4 October 2025
In the early Summer of 2024 I was approached by Simon Reynell, founder of Another Timbre, to make an album of instrumental versions of motets by Nicolas Gombert (1495-1560), with interludes to be composed by me.
Simon’s very clearly defined aesthetic has had a strong influence on many ‘experimental’ corners of new music, both in the UK and well beyond: often (but not necessarily) quiet music, often (but not necessarily) pared-back textures, encouraging of long-form works…and so on. We share a lot of common ground there, and I’ve thoroughly enjoyed working with him on our previous albums, windfell and Summer.
Where our outlooks usually differ is in respect to vocal music, which is at the core of my work but which Simon finds problematic – there is very little of it on AT, and where there is it often has an instrumental quality, as far from bel canto as is imaginable. So I was a little surprised, not that he wanted to instrumentalise Gombert’s motets, but that he had been listening to Gombert at all. On closer inspection, though, it makes sense: Gombert’s music predates the expressive revolution of the later 16th century, and whilst sumptuous in texture operates within such restricted expressive limits that it has a somewhat abstract, homogeneous quality .
This made for an unexpected but happy meeting-point with Another Timbre’s natural aesthetic world, with eight Gombert motets shared around the musicians of Apartment House. I particularly enjoyed weaving the dark timbres of low flutes, clarinet, bass clarinet and muted trumpet in among the strings – not a colour combination Gombert would have recognised, but that was not the point.

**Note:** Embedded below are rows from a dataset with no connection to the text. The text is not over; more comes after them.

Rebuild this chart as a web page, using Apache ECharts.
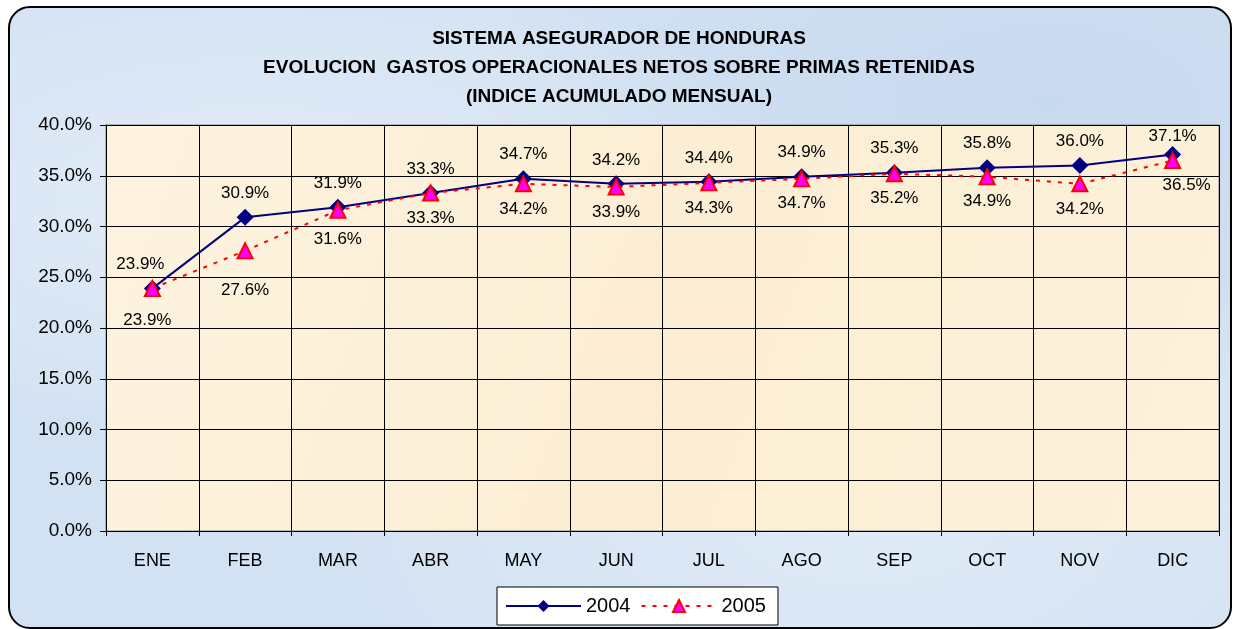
<!DOCTYPE html>
<html>
<head>
<meta charset="utf-8">
<script src="https://cdn.jsdelivr.net/npm/echarts@6/dist/echarts.min.js"></script>
<style>
  html, body { margin: 0; padding: 0; background: #ffffff; }
  #frame {
    position: absolute; left: 8px; top: 6px; width: 1220px; height: 619px;
    border: 2px solid #000; border-radius: 22px; overflow: hidden;
    background:
      radial-gradient(ellipse at 20% 30%, rgba(255,255,255,0.35), rgba(255,255,255,0) 40%),
      radial-gradient(ellipse at 70% 80%, rgba(255,255,255,0.3), rgba(255,255,255,0) 45%),
      radial-gradient(ellipse at 85% 15%, rgba(190,210,235,0.5), rgba(190,210,235,0) 40%),
      #d3e2f3;
  }
  #chart { position: absolute; left: 0; top: 0; width: 1238px; height: 629px; }
</style>
</head>
<body>
<div id="frame"></div>
<div id="chart"></div>
<script>
// 月份
const months = ['ENE', 'FEB', 'MAR', 'ABR', 'MAY', 'JUN', 'JUL', 'AGO', 'SEP', 'OCT', 'NOV', 'DIC'];
// 各年份指数 (%)
const data2004 = [23.9, 30.9, 31.9, 33.3, 34.7, 34.2, 34.4, 34.9, 35.3, 35.8, 36.0, 37.1];
const data2005 = [23.9, 27.6, 31.6, 33.3, 34.2, 33.9, 34.3, 34.7, 35.2, 34.9, 34.2, 36.5];
const titleLines = [
    'SISTEMA ASEGURADOR DE HONDURAS',
    'EVOLUCION  GASTOS OPERACIONALES NETOS SOBRE PRIMAS RETENIDAS',
    '(INDICE ACUMULADO MENSUAL)'
];

const font = 'Liberation Sans, Arial, sans-serif';

function pct(v) {
    return v.toFixed(1) + '%';
}

const chart = echarts.init(document.getElementById('chart'));

chart.setOption({
    animation: false,
    textStyle: { fontFamily: font },
    title: {
        text: titleLines.join('\n'),
        left: 'center',
        top: 19,
        textStyle: { fontFamily: font, fontSize: 19, fontWeight: 'bold', color: '#000', lineHeight: 29 }
    },
    legend: {
        data: ['2004', '2005'],
        left: 497,
        top: 587,
        itemWidth: 75,
        itemHeight: 15,
        itemGap: 10,
        padding: [9, 12, 9, 8],
        backgroundColor: '#ffffff',
        borderColor: '#000',
        borderWidth: 1,
        textStyle: { fontFamily: font, fontSize: 20, color: '#000' }
    },
    grid: {
        left: 106,
        right: 19,
        top: 125,
        bottom: 98,
        show: true,
        backgroundColor: {
            type: 'linear', x: 0, y: 0, x2: 1, y2: 1,
            colorStops: [
                { offset: 0, color: '#fdf3df' },
                { offset: 0.5, color: '#fbeed4' },
                { offset: 1, color: '#fdf1da' }
            ]
        },
        borderColor: '#808080',
        borderWidth: 1
    },
    xAxis: {
        type: 'category',
        data: months,
        boundaryGap: true,
        axisLine: { lineStyle: { color: '#000', width: 1 } },
        axisTick: { show: true, length: 5, lineStyle: { color: '#000' } },
        splitLine: { show: true, lineStyle: { color: '#000', width: 1 } },
        axisLabel: { color: '#000', fontSize: 18, margin: 21, fontFamily: font }
    },
    yAxis: {
        type: 'value',
        min: 0,
        max: 40,
        interval: 5,
        axisLine: { show: true, lineStyle: { color: '#000', width: 1 } },
        axisTick: { show: true, length: 6, lineStyle: { color: '#000' } },
        splitLine: { show: true, lineStyle: { color: '#000', width: 1 } },
        axisLabel: { color: '#000', fontSize: 19, margin: 14, fontFamily: font, formatter: pct }
    },
    series: [
        {
            name: '2004',
            type: 'line',
            data: data2004.map((v, i) => {
                let lbl;
                if (i === 0) lbl = { offset: [-12, 0] };
                else if (i === 11) lbl = { offset: [0, 6] };
                return { value: v, label: lbl };
            }),
            symbol: 'diamond',
            symbolSize: 17,
            itemStyle: { color: '#000080' },
            lineStyle: { color: '#000080', width: 2 },
            label: {
                show: true,
                position: 'top',
                distance: 7,
                fontSize: 17,
                color: '#000',
                fontFamily: font,
                formatter: p => pct(p.value)
            },
            z: 3
        },
        {
            name: '2005',
            type: 'line',
            data: data2005.map((v, i) => {
                let lbl;
                if (i === 0) lbl = { offset: [-5, 7] };
                else if (i === 1) lbl = { offset: [0, 14] };
                else if (i === 2) lbl = { offset: [0, 4] };
                else if (i === 11) lbl = { offset: [14, 0] };
                return { value: v, label: lbl };
            }),
            symbol: 'triangle',
            symbolSize: 15,
            itemStyle: { color: '#ff00ff', borderColor: '#ff0000', borderWidth: 2 },
            lineStyle: { color: '#ff0000', width: 2, type: [4, 7] },
            label: {
                show: true,
                position: 'bottom',
                distance: 8,
                fontSize: 17,
                color: '#000',
                fontFamily: font,
                formatter: p => pct(p.value)
            },
            z: 4
        }
    ]
});
</script>
</body>
</html>
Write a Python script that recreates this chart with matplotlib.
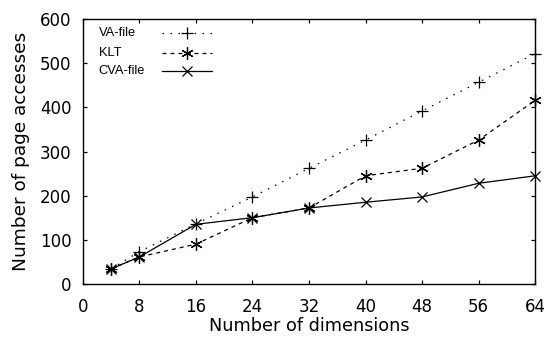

My own pieces started life as Gombert Screens. The image I had was of a Japanese shoji, a translucent paper screen dividing one Gombert piece from another. The music is made by freezing small harmonic slices through Gombert, fleeting instants in the polyphony where one chord is melting into another through a momentary melodic suspension. Each piece is made from one or two of these harmonies, prolonged in suspended animation; eventually I realised that this idea of pausing time mid-flow could be reflected in the title of one of Gombert’s most famous works, Media vita. ‘In the midst of life’ is precisely where these four pieces appear, as moments of reflection in the flowing life of Gombert’s polyphony. And by extension, moments of pause and reflection in my own mid-life.
One of the most interesting aspects of the whole project for me was the element of commission – of writing to order, arranging music by a composer I didn’t really know, and creating interludes with the very specific purpose of breaking up the agreed sequence of Gombert motets. But my media vita is also designed to work on its own as a sequence, or indeed to function as interludes between something else completely.
The album came out in January 2025; as usual for AT releases I did an interview with Simon about it (except this was more a case of us interviewing each other), and there was an insightful feature by Clive Bell, and reviews by Peter Margasak and Ben Harper, among others.